The sway of fashion significantly affects gastronomy and cooking. Today, when merely talking about omnipresent gelatines, it is good to know the history of the more baroque and grandiloquent version, which has come to be called aspic. Once-fashionable things later disappear and, after many years, sometimes centuries, again rise charmingly to the fore. This is what happened with gelatines. Aspics have been used all through the ages: in the culinary art of the Greeks and Romans, the famous and only aspic was the eel. And now gelatines and gelées are back on the crest of a wave, with all those preparations like cold gelatinized soups, beautiful little goblets, showing the complexity of preparation and ingredients in superimposed congealed layers.

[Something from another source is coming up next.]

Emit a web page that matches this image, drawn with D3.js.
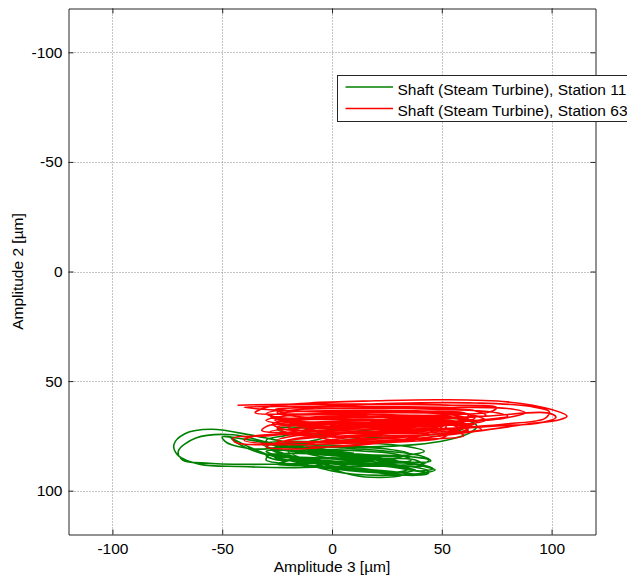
<!DOCTYPE html>
<html><head><meta charset="utf-8">
<script src="https://cdnjs.cloudflare.com/ajax/libs/d3/7.8.5/d3.min.js"></script>
<style>
html,body{margin:0;padding:0;background:#fff;overflow:hidden;}
svg{display:block;font-family:"Liberation Sans",Arial,Helvetica,sans-serif;}
</style></head>
<body>
<svg id="chart" width="627" height="576"></svg>
<script>
// ---- data (x = Amplitude 3, y = Amplitude 2, µm) ----
const seriesNames = ["Shaft (Steam Turbine), Station 11", "Shaft (Steam Turbine), Station 63"];
const seriesColors = ["#008000", "#ff0000"];
const xTicks = [-100, -50, 0, 50, 100];
const yTicks = [-100, -50, 0, 50, 100];
const xDomain = [-120, 120];
const yDomain = [-120, 120];
const xLabel = "Amplitude 3 [µm]";
const yLabel = "Amplitude 2 [µm]";

const greenOrbit = [
 [10,83],[-10,80],[-35,75],[-55,72],[-67,74],[-72,79],[-70,84],[-60,88],[-42,89],[-20,89.5],[5,89],[28,88.5],[42,87.5],[44,86],[36,84.5],[15,83.5],[-5,82],
 [-25,79],[-45,74.5],[-62,76],[-70,82],[-68,86],[-56,87.5],[-36,88],[-12,87.5],[12,87],[30,87],[42,89],[47,90.5],[42,92],[25,93],[10,92.5],[0,91],
 [-12,88],[-28,84],[-38,80],[-46,76],[-42,79],[-32,83],[-15,85.5],[5,87],[25,89],[38,91],[44,92],[38,93],[22,92],[8,90],
 [-8,87],[-22,83],[-30,80],[-24,78.5],[-5,79],[18,80],[38,79],[52,77],[63,73.5],[66,70.5],[60,67.5],[45,67.5],[28,69],[10,71],[-8,73],[-22,75],[-30,77],
 [-26,79.5],[-10,81],[8,83],[22,85],[30,86.5],[25,88],[12,87],[-2,85],[-15,82.5],[-28,80.5],[-32,78.5],[-20,77.5],[0,78],[20,78.5],[35,80],
 [42,82],[32,84],[15,84],[0,83],[-18,81.5],[-30,82],[-25,84],[-8,85],[10,86],[28,88],[35,90],[30,91.5],[18,90.5],[5,88.5],
 [-10,86.5],[-25,86],[-30,84],[-15,83],[5,84.5],[20,87],[32,89.5],[40,91],[46,90],[40,88],[28,87],[12,85],[-5,82],[-18,79.5],
 [-10,78],[5,77],[15,76],[25,75.5],[45,74.5],[58,72.5],[62,70],[52,69],[35,70.5],[15,72.5],[0,74],[-15,74.5],[-25,72],[-20,71],[-8,72.5],[-2,75],
 [-8,77],[-22,80],[-35,81],[-48,78],[-50,75.5],[-40,76.5],[-25,79],[-5,81],[15,82],[30,83.5],[36,86],[28,87.5],[15,86.5],[0,85.5],[-15,85],[-22,87],[-10,89],[10,90.5],[25,92],[32,93],[22,94],[10,93],
 [-20,82],[0,83.5],[20,85],[38,86],[42,88.5],[30,89],[10,88],[-10,86],[-28,83.5],[-30,86],[-15,88],[5,89.5],[25,91],[40,92.5],[44,91],[32,88.5],[15,87.5],[-5,86],[-20,84],[-28,81],
 [-15,79.5],[5,80.5],[25,82],[40,84],[45,86.5],[35,87],[20,85.5],[0,84],[-20,83],[-26,85],[-12,87],[8,88],[28,89],[38,90.5],[30,92],[15,91.5],[0,90],[-15,88.5],[-25,88],[-18,86],[0,85],[18,86],[30,85],[35,83],[25,81],[5,80],[-15,80.5]
];

const redOrbit = [
 [-43,61],[-15,60.5],[20,60.5],[55,61],[75,62],[72,64],[50,65.5],[20,66.5],[-10,67.5],[-27,69.5],[-22,72],[0,72.5],[30,71.5],[55,69.5],[62,67],[50,65],[20,64],[-10,64],[-30,63],
 [-40,62],[-20,61.5],[15,61.5],[50,62],[80,62.5],[88,64.5],[78,67],[50,69],[20,71],[-10,73],[-30,75],[-45,76],[-44,78],[-25,79],[5,78.5],[35,76.5],[65,73],[90,69.5],[104,67.5],[107,66],[100,63],[80,59.5],[50,58.5],[20,59],[-10,60],[-30,62],
 [-35,64.5],[-15,65],[15,64.5],[45,64.5],[62,65.5],[60,68],[40,70],[15,71],[-5,71],[-12,72.5],[-8,75],[-1,73.5],[-4,70.5],[-15,69.5],[-26,68],[-10,66.5],[20,66],[50,66.5],[66,68.5],[60,71],[40,73],[15,74.5],[-10,76],[-25,78],[-30,80],[-18,81],[5,79.5],[35,77],[55,74],
 [68,72],[60,70],[35,69],[10,69],[-8,69.5],[-20,71],[-10,73],[15,73],[45,72],[80,69.5],[97,67],[99,64],[90,61.5],[65,60],[35,60],[5,61],[-20,62.5],[-30,65],
 [-20,67],[5,67.5],[35,67.5],[56,68.5],[48,71],[25,72.5],[0,74.5],[-15,76],[-22,77.5],[-5,77.5],[20,76.5],[45,74.5],[58,72],[52,69],[30,67],[5,65.5],[-15,65.5],[-25,66.5],
 [-15,68.5],[10,68],[40,67],[70,66],[98,64.5],[102,66.5],[95,69],[75,70.5],[45,72.5],[15,75],[-5,77.5],[-12,79.5],[0,80],[20,78.5],[40,75],[50,71],[45,68.5],[25,68.5],[5,70],[-8,71],
 [-28,70],[-32,72.5],[-22,73.5],[-10,72],[0,71.5],[8,72.5],[4,74],[-3,73],[0,70],[15,69],[40,68.5],[58,70],[62,72.5],[50,74],[30,75.5],[5,77],[-15,78],[-30,78.5],[-40,77],[-35,75],[-15,74],[10,73.5],[35,73],[52,71],[48,68],[30,66.5],[10,66],[-12,66.5],[-25,64.5],[-15,63],[10,62.5],[40,62.5],[65,63.5],[70,65.5],[55,67],[30,68],[0,68.5],
 [-20,70],[10,70.5],[40,70],[60,69],[55,66.5],[30,65.5],[0,65],[-22,66],[-30,68],[-18,70],[5,71.5],[30,71],[55,70],[70,68],[62,65],[35,63.5],[5,63.5],[-18,64],[-28,66],[-20,68.5],[0,69],[25,69.5],[50,69],[60,71.5],[45,73.5],[20,74],[-5,74],[-20,75.5],[-25,77],[-10,78],[15,77.5],[40,76],[58,73.5],[63,70.5],[50,67.5],[25,66],[0,66.5],[-20,68],
 [-15,70],[10,71],[35,72],[55,72.5],[60,75],[40,76.5],[15,76],[-8,75],[-22,73],[-25,71],[-10,70],[20,69],[48,68.5],[65,67],[60,64.5],[35,64],[5,64.5],[-20,65],[-26,63],[-10,62],[20,62],[50,63],[72,64],[80,66],[65,68],[40,69.5],[10,70],[-15,71.5],[-28,73],[-20,74.5],[0,75],[25,75],[50,74],[62,72],[55,70],[30,70.5],[5,72],[-12,73.5],[-5,76],[15,78],[35,77.5],[50,76],[55,73]
];

// ---- drawing ----
const svg = d3.select("#chart");
const L = 68.5, R = 595.5, T = 8.5, B = 534.5;
const x = d3.scaleLinear().domain(xDomain).range([L, R]);
const y = d3.scaleLinear().domain(yDomain).range([T, B]);
const fs = "15.5px";
const fmt = d => String(d);

svg.append("defs").append("clipPath").attr("id","clip")
  .append("rect").attr("x",L).attr("y",T).attr("width",R-L).attr("height",B-T);

// grid
const grid = svg.append("g").attr("stroke","#8a8a8a").attr("stroke-width",1).attr("stroke-dasharray","1,2");
grid.selectAll(".gx").data(xTicks).join("line")
  .attr("x1",d=>Math.round(x(d))+0.5).attr("x2",d=>Math.round(x(d))+0.5).attr("y1",T).attr("y2",B);
grid.selectAll(".gy").data(yTicks).join("line")
  .attr("y1",d=>Math.round(y(d))+0.5).attr("y2",d=>Math.round(y(d))+0.5).attr("x1",L).attr("x2",R);

// data lines
const line = d3.line().x(d=>x(d[0])).y(d=>y(d[1])).curve(d3.curveCatmullRom.alpha(0.5));
const plotG = svg.append("g").attr("clip-path","url(#clip)");
[greenOrbit, redOrbit].forEach((arr,i)=>{
  plotG.append("path").attr("d", line(arr)).attr("fill","none")
    .attr("stroke", seriesColors[i]).attr("stroke-width",1.6).attr("stroke-linejoin","round");
});

// axes (ticks pointing inward, box on)
function styleAxis(g){
  g.selectAll(".domain").attr("stroke","#262626");
  g.selectAll(".tick line").attr("stroke","#262626");
  g.selectAll("text").attr("fill","#000").style("font-size",fs).style("font-family","'Liberation Sans',Arial,sans-serif");
}
svg.append("g").attr("transform",`translate(0,${B})`)
  .call(d3.axisBottom(x).tickValues(xTicks).tickSizeInner(-5).tickSizeOuter(0).tickPadding(8).tickFormat(fmt))
  .call(styleAxis);
svg.append("g").attr("transform",`translate(0,${T})`)
  .call(d3.axisTop(x).tickValues(xTicks).tickSizeInner(-5).tickSizeOuter(0).tickFormat(""))
  .call(styleAxis);
svg.append("g").attr("transform",`translate(${L},0)`)
  .call(d3.axisLeft(y).tickValues(yTicks).tickSizeInner(-5).tickSizeOuter(0).tickPadding(6).tickFormat(fmt))
  .call(styleAxis);
svg.append("g").attr("transform",`translate(${R},0)`)
  .call(d3.axisRight(y).tickValues(yTicks).tickSizeInner(-5).tickSizeOuter(0).tickFormat(""))
  .call(styleAxis);

// axis titles
svg.append("text").attr("x",(L+R)/2).attr("y",572).attr("text-anchor","middle")
  .style("font-size",fs).text(xLabel);
svg.append("text").attr("transform",`translate(23,${(T+B)/2}) rotate(-90)`).attr("text-anchor","middle")
  .style("font-size",fs).text(yLabel);

// legend
const lg = svg.append("g");
lg.append("rect").attr("x",337.5).attr("y",75.5).attr("width",320).attr("height",46)
  .attr("fill","#fff").attr("stroke","#262626").attr("stroke-width",1);
seriesNames.forEach((name,i)=>{
  const ly = [87, 108.5][i];
  lg.append("line").attr("x1",345.5).attr("x2",393).attr("y1",ly).attr("y2",ly)
    .attr("stroke",seriesColors[i]).attr("stroke-width",1.4);
  lg.append("text").attr("x",397.5).attr("y",ly+7.5).style("font-size",fs).text(name);
});
</script>
</body></html>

The price we had to pay before, the constant gumminess, has now thankfully been replaced by immediacy and subtlety.
The term aspic also has a logical explanation. The name comes from the mottled, cold, icy-looking preparation, reminiscent of the skin and characteristics of the asp snake.
Increasingly, we are discovering more types of gelatine. Currently one of the most interesting gels is kappa.
Kappa is extracted from a type of red algae (from the genera Chondrus and Eucheuma). It is a carrageenan, a name derived from the Irish town of Carragheen, where they have used these algae for over 600 years. In the mid-twentieth century, this ‘Irish moss’ started to be produced industrially as a gel. Kappa provides a gel with a firm, brittle texture.
This gelatine comes in fine powder and, unlike other gelatines, is mixed cold and then brought to the boil. Its rapid gelling allows quick thickening of a product, and once gelled, it can withstand temperatures up to 60°C. In acidic media it loses some of its gelling capacity. One of its most interesting aspects is its texture, for this gelatine is firm and brittle.